The Crucible of Recession: CRM's Role

A recession is a critical test of any business. In a recession, a business model must be resilient enough to maintain profitability or at least liquidity. A sales organization must prove persistent and effective enough to continue to find new business in a lean market.

For the best-run businesses, a recession does not present a challenge of survival so much as an extraordinary window of opportunity. In a recession, stronger companies can pick up market share at the expense of weaker competitors-who either go out of business or have to reduce capacity to cut costs. Picking up market share during downturns allows the stronger competitors to emerge more profitable than ever in the subsequent expansions.

A recession, therefore, is the survival-of-the-fittest crucible of business. CRM's role in this crucible is two-fold: to help a business achieve efficiencies to survive the profitability/liquidity challenge, while enhancing sales productivity to capitalize on the competitive opportunity.
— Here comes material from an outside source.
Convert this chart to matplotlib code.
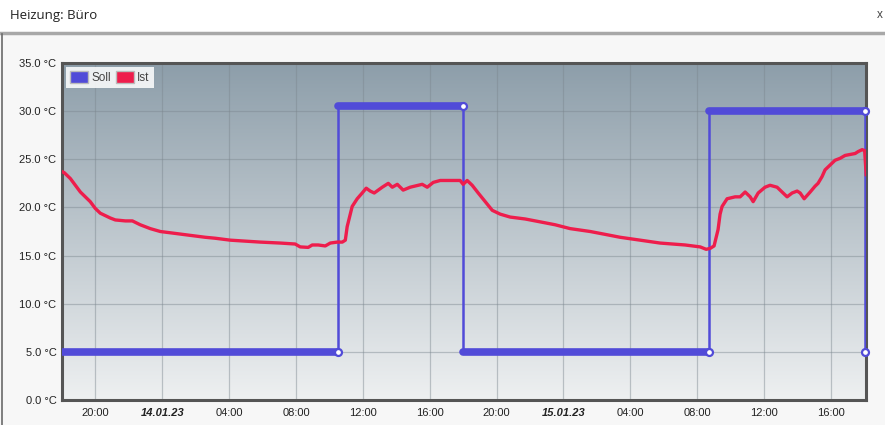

What follows are three CRM strategies that can help recession-proof a business.

Recession-Proof Strategy #1: Increase Customer Penetration

In a recession, customers become especially precious. A company must protect customer relationships in what is bound to be a more fiercely competitive environment. Considering that acquisition costs for new business greatly exceed the costs of servicing existing customers, the ability to protect customer relationships is a key to maintaining profitability in lean times. In fact, estimates suggest that improving customer retention by just 5% can boost profitability by 25% to 95%.
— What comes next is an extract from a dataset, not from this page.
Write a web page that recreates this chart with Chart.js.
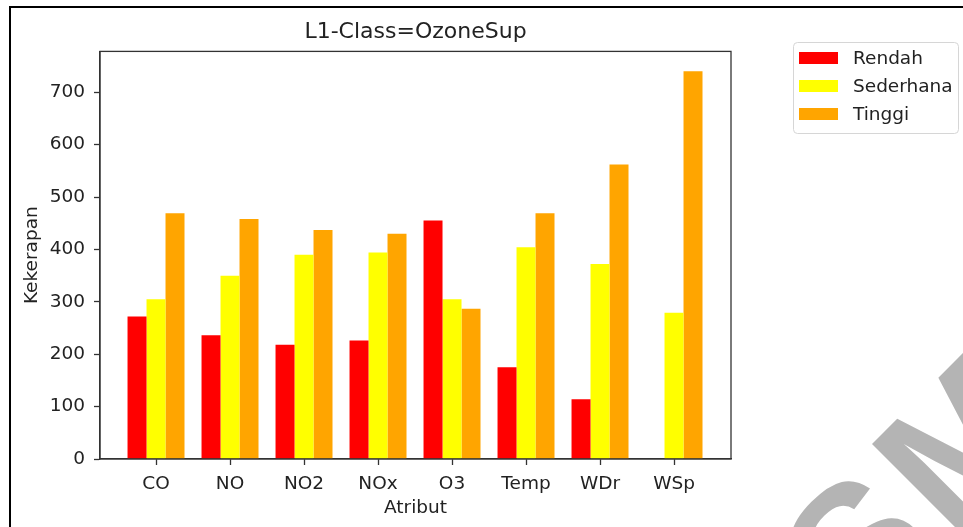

Increasing customer penetration goes beyond simply retaining existing customers to getting more business out of them. For instance, a CRM-based strategy to cross-sell to incoming service callers turns service efforts into sales opportunities. A CRM system can alert customer service personnel to past ordering histories and to potential add-on sale opportunities, while providing tailored scripts to guide the service staff through this cross-selling process.

Increasing customer penetration also involves outreach. A CRM system can be used to analyze and coordinate with customer buying cycles and orchestrate targeted offers. In a recession, when new customers are hard to come by, getting more out of existing customers is one way an organization can continue to grow.

Recession-Proof Strategy #2: Achieve Efficiencies

Identifying cost efficiencies is another way to protect profits in a recession. Sales database information can help management improve sales force productivity. Using automation to help institutionalize a consistent sales discipline has been shown to increase average sales per rep by 30% over a three-year period. A sales database can also help management more readily identify and weed out unproductive sales people.

Because a CRM system can reach beyond the sales/customer interface to track orders through the delivery and billing processes, it can achieve cost efficiencies throughout the order cycle. Finally, CRM can help customers achieve efficiencies by providing a platform for electronic ordering, real-time order tracking, and automated reordering. When companies can provide time or cost savings in a recession, customers will be less likely to shop around for alternatives.

Recession-Proof Strategy #3: Use Resources Effectively

In a recession, sales databases or any other new CRM initiative might seem like a luxury better saved for fatter times. However, slow business periods can be the best times to launch such initiatives. In dealing with CRM vendors, buyers are likely to find their bargaining power greatest, and installation times the shortest, when business is slow.

Within the organization itself, slowdowns create excess capacity, and one way to use this excess capacity is to devote it to training on a new system. The most difficult time to change sales practices is when new business is coming in fast and furious. Conversely then, a recession might provide enough of a break in the action to thoroughly implement a new CRM strategy.